Apabila jalur pidana ditempuh, WALHI akan melaporkan kasus tersebut ke aparat penegak hukum. Namun, jika diputuskan lewat gugatan perdata, masyarakat akan diajak berdiskusi untuk menyiapkan kebutuhan logistik dan dokumen pendukung.
3. Walhi akan koordinasi dengan penegak hukum

Hingga kini WALHI Sulsel masih mengkaji lembaga mana yang paling tepat untuk menindaklanjuti laporan-laporan tersebut. “Kami masih menimbang apakah akan dilaporkan ke kepolisian atau kejaksaan. Dalam waktu dekat kami akan menjajaki komunikasi dengan keduanya,” kata Al Amin.
Ia menegaskan, koordinasi dengan kepolisian nantinya juga akan menjadi ujian bagi pimpinan institusi tersebut. “Konteks diskusinya nanti adalah apakah Kapolda berani mendisiplinkan bawahannya yang membekingi tambang ilegal. Kalau terbukti Kapolres melindungi, apakah Kapolda berani mencopotnya,” ucapnya.
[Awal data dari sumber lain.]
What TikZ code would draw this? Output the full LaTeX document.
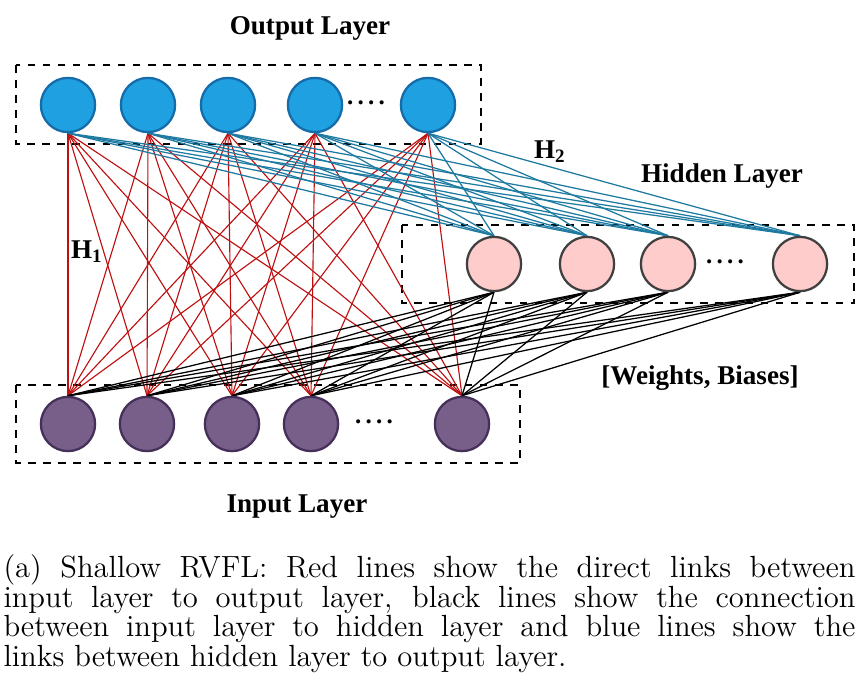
\documentclass[tikz,border=0pt]{standalone}
\usepackage{fontspec}
\newfontfamily\labelfont{Liberation Serif}
\usetikzlibrary{backgrounds}

\definecolor{outfill}{RGB}{31,160,224}
\definecolor{outline}{RGB}{22,108,168}
\definecolor{hidfill}{RGB}{255,204,204}
\definecolor{hidline}{RGB}{64,64,64}
\definecolor{infill}{RGB}{120,95,138}
\definecolor{inline}{RGB}{68,48,88}
\definecolor{redlink}{RGB}{190,16,16}
\definecolor{bluelink}{RGB}{30,122,160}

\begin{document}
\begin{tikzpicture}[x=0.014cm,y=-0.014cm]
\tikzstyle neuron=[circle, line width=0.9pt, minimum size=0.76cm, inner sep=0pt];
\tikzstyle outnode=[neuron, draw=outline, fill=outfill];
\tikzstyle hidnode=[neuron, draw=hidline, fill=hidfill];
\tikzstyle innode=[neuron, draw=inline, fill=infill];
\tikzstyle layerbox=[dashed, line width=0.6pt];
\tikzstyle title=[font={\labelfont\bfseries\fontsize{10.8}{13}\selectfont}];
\tikzstyle dotsnode=[font={\labelfont\bfseries}];
\useasboundingbox (0,0) rectangle (862,685);

% neurons
\foreach \n/\x in {1/68,2/148,3/228,4/315,5/428}
  \node[outnode] (o\n) at (\x,105) {};
\foreach \n/\x in {1/494,2/587,3/668,4/800}
  \node[hidnode] (h\n) at (\x,264) {};
\foreach \n/\x in {1/68,2/147,3/232,4/311,5/462}
  \node[innode] (i\n) at (\x,424) {};

\node[dotsnode] (odots) at (366,103) {.\,.\,.\,.};
\node[dotsnode] (hdots) at (725,262) {.\,.\,.\,.};
\node[dotsnode] (idots) at (374,422) {.\,.\,.\,.};

\begin{scope}[on background layer]
% dashed layer boxes
\draw[layerbox] (16,65) rectangle (481,144);
\draw[layerbox] (402,225) rectangle (854,303);
\draw[layerbox] (16,385) rectangle (520,463);
% links
\foreach \a in {1,...,5}
  \foreach \b in {1,...,5}
    \draw[redlink, line width=0.45pt] (o\a.south) -- (i\b.north);
\foreach \a in {1,...,5}
  \foreach \b in {1,...,4}
    \draw[bluelink, line width=0.5pt] (o\a.south) -- (h\b.north);
\foreach \a in {1,...,4}
  \foreach \b in {1,...,5}
    \draw[black, line width=0.5pt] (h\a.south) -- (i\b.north);
\end{scope}

% labels
\node[title] (outlab) at (310,28) {Output Layer};
\node[title] (hidlab) at (722,176) {Hidden Layer};
\node[title] (inlab) at (297,507) {Input Layer};
\node[title] (wblab) at (700,378) {[Weights, Biases]};
\node[title] (h1lab) at (87,252) {H\textsubscript{1}};
\node[title] (h2lab) at (550,152) {H\textsubscript{2}};

% caption
\node[anchor=north west, inner sep=0pt, text width=852*0.014cm, align=justify,
  font=\fontsize{12.2}{11.8}\selectfont] (caption) at (3,554)
{(a) Shallow RVFL: Red lines show the direct links between\linebreak
input layer to output layer, black lines show the connection\linebreak
between input layer to hidden layer and blue lines show the\linebreak
links between hidden layer to output layer.};
\end{tikzpicture}
\end{document}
Selain persoalan hukum, WALHI Sulsel juga menyoroti potensi intimidasi terhadap masyarakat pelapor dan aktivis lingkungan. Menurut Al Amin, budaya patron-klien di Sulsel kerap membuat pelapor justru diintimidasi melalui keluarganya yang bekerja sebagai ASN, PPPK, atau tenaga kontrak di daerah.
“Mitigasi yang kami lakukan sejauh ini adalah menjaga kerahasiaan identitas pelapor. Namun untuk keselamatan aktivis, belum ada langkah konkret karena masih dalam tahap perencanaan,” ujarnya.